# To be done:
State how many lines of the entries hold the string "this". Reply with the number alone.

# Material to process:
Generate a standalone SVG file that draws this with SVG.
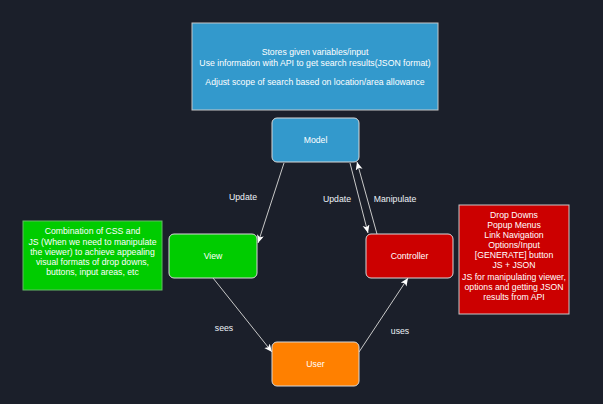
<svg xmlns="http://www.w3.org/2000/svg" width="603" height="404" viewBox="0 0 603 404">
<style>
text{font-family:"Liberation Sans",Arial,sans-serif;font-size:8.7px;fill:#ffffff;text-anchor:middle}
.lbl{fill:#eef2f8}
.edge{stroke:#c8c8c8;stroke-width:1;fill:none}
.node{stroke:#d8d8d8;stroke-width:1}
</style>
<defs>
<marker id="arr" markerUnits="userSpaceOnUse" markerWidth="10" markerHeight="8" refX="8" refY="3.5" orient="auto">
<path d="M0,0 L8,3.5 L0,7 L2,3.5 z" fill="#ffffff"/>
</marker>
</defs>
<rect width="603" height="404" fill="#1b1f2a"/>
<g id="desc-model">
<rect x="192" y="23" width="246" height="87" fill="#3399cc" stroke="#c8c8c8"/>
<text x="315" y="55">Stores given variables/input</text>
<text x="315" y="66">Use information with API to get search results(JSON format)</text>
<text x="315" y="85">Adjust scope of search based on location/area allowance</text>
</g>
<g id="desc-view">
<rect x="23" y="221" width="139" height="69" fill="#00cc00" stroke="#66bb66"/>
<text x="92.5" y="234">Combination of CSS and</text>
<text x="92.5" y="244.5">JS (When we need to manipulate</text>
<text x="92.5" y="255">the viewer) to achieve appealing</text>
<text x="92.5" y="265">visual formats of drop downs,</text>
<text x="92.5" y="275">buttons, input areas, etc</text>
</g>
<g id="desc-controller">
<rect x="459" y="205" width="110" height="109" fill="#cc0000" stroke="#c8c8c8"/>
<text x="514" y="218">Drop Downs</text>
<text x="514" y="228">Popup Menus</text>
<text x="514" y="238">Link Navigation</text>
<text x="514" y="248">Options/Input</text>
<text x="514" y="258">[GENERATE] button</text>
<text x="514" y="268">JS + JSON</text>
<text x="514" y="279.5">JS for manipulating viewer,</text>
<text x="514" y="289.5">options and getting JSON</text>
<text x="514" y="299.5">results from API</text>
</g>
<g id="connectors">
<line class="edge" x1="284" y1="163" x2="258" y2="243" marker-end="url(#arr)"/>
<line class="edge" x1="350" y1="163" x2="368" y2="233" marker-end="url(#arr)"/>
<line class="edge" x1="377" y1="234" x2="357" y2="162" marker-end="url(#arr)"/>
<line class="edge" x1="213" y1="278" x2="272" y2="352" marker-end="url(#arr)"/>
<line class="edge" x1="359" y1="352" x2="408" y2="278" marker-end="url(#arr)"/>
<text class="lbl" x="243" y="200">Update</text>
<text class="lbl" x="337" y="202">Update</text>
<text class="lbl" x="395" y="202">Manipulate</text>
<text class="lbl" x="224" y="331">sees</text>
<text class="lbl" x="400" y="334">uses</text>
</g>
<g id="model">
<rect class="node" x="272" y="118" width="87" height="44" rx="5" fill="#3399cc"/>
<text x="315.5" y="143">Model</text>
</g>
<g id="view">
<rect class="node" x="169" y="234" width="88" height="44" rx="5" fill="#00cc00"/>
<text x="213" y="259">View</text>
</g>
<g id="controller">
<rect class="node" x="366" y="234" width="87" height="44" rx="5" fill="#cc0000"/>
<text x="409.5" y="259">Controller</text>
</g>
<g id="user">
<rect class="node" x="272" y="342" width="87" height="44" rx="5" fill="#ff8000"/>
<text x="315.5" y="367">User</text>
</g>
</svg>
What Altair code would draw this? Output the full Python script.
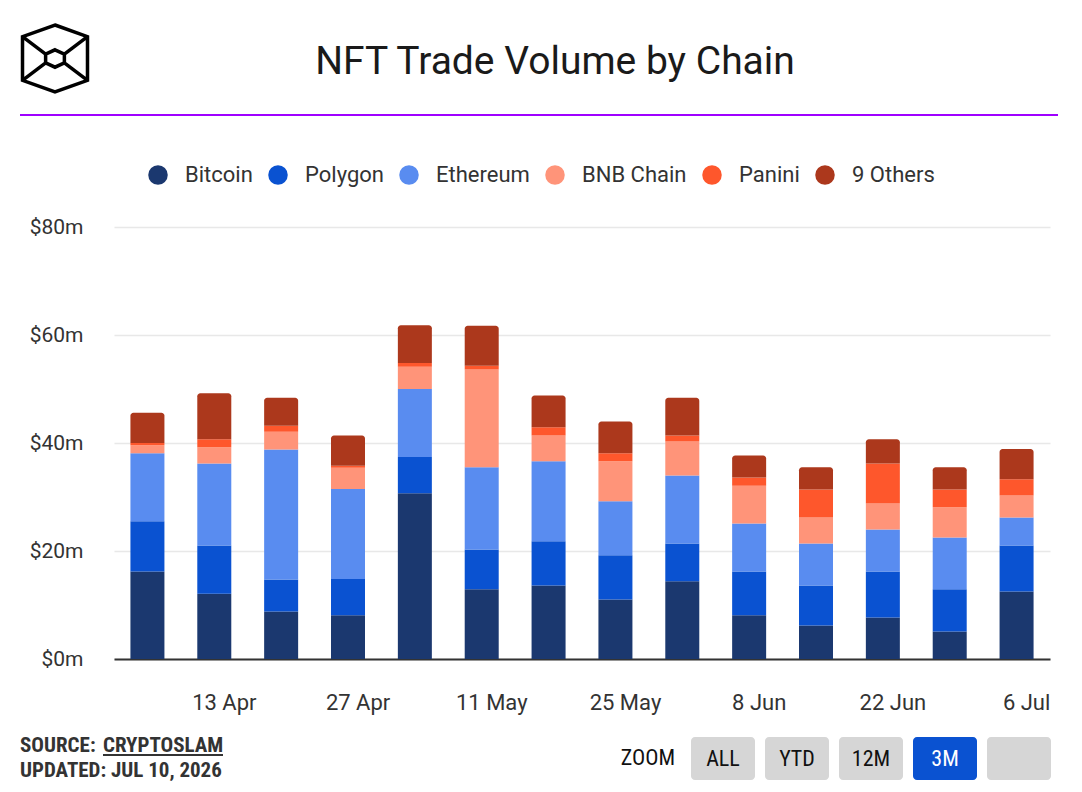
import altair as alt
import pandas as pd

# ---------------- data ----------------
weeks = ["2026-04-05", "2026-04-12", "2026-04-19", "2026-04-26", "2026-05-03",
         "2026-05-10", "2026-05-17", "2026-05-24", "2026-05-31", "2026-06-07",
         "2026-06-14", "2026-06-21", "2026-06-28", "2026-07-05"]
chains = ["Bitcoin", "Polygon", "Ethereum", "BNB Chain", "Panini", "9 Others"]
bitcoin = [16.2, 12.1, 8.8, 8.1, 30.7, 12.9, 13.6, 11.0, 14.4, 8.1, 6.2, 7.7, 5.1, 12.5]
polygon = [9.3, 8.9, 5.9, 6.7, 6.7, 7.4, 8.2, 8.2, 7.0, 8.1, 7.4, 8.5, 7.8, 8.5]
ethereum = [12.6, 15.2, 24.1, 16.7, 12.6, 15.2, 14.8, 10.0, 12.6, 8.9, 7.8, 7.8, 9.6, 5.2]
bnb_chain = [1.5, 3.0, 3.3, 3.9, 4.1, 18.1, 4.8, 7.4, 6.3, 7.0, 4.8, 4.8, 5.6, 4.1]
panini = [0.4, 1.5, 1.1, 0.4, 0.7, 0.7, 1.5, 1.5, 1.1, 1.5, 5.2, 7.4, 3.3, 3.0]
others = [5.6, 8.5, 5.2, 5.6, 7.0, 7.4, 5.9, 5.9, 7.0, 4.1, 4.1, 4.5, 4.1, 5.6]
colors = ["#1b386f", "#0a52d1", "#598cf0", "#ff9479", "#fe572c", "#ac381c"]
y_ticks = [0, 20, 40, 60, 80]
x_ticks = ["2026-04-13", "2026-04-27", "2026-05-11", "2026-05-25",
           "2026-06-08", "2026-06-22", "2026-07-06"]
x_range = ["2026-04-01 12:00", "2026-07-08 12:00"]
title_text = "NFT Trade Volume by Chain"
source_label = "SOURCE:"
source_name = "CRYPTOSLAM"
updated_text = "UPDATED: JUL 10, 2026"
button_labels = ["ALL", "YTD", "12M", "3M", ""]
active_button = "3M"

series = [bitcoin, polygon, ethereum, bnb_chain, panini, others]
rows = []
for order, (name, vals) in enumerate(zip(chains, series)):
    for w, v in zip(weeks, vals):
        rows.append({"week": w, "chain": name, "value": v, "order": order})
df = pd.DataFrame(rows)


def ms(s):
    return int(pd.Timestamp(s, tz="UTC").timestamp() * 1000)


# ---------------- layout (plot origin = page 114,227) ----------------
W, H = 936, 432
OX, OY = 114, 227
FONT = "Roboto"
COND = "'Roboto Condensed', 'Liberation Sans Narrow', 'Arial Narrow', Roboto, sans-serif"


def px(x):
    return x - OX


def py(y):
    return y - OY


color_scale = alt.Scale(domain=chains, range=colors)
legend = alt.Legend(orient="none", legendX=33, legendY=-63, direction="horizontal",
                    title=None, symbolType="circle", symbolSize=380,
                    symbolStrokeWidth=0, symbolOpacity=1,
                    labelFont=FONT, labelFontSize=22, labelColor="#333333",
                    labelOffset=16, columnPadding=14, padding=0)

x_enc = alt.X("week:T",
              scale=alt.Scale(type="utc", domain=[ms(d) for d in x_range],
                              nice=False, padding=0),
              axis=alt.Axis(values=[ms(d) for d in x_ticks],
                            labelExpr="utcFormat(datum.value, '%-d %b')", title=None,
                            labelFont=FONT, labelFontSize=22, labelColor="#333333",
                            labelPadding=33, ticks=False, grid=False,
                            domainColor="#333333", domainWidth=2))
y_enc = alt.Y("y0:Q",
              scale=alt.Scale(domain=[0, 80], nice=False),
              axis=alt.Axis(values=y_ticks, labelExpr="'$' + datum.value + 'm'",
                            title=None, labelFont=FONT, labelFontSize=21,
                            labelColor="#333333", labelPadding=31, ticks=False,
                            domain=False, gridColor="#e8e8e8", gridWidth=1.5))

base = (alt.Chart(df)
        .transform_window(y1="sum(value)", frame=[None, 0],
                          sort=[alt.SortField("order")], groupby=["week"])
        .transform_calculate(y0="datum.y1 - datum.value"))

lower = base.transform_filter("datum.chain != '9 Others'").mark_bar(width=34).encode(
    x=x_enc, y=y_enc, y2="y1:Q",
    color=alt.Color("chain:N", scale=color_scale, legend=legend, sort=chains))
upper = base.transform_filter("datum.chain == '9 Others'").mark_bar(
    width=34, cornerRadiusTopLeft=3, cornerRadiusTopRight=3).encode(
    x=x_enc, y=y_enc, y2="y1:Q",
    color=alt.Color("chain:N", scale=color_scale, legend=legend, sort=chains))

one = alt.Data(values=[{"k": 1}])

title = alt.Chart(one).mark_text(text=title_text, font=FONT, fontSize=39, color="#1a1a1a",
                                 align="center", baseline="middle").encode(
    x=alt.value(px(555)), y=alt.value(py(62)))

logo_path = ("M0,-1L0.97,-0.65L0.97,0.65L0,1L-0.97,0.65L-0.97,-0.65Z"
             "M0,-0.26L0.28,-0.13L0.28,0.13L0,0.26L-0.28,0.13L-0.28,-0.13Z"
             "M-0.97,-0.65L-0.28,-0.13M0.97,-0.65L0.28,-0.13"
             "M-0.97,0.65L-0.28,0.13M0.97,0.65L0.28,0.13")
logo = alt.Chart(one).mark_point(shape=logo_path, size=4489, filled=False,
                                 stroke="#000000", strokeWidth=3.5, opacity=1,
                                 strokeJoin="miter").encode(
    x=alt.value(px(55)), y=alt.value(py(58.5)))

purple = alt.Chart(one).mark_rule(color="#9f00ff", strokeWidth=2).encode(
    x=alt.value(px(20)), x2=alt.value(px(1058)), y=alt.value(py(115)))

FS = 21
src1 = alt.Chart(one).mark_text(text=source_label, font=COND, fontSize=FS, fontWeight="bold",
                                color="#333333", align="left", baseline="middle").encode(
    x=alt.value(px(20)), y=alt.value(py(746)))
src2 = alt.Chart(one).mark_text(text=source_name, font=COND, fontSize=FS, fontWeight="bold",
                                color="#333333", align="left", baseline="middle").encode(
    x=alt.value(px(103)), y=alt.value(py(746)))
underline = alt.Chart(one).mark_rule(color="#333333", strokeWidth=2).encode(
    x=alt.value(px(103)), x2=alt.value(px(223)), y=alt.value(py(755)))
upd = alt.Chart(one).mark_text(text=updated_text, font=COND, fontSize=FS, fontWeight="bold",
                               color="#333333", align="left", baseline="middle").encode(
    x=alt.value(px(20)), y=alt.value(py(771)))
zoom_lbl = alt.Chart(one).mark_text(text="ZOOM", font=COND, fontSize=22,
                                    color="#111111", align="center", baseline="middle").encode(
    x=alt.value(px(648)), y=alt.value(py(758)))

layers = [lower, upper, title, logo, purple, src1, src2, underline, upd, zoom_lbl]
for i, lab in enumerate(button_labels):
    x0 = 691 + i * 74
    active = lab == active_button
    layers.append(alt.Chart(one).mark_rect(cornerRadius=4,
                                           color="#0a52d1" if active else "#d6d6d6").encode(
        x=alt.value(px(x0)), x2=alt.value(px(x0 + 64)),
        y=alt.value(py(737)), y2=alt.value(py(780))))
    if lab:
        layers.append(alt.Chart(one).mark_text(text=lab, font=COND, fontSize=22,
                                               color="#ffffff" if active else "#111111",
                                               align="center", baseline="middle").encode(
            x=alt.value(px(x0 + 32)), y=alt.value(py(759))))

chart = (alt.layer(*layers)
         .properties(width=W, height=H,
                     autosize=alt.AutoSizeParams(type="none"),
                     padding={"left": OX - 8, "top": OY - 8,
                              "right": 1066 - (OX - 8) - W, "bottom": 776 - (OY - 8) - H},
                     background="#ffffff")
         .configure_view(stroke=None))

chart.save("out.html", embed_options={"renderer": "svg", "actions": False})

# Output of the exercise:
2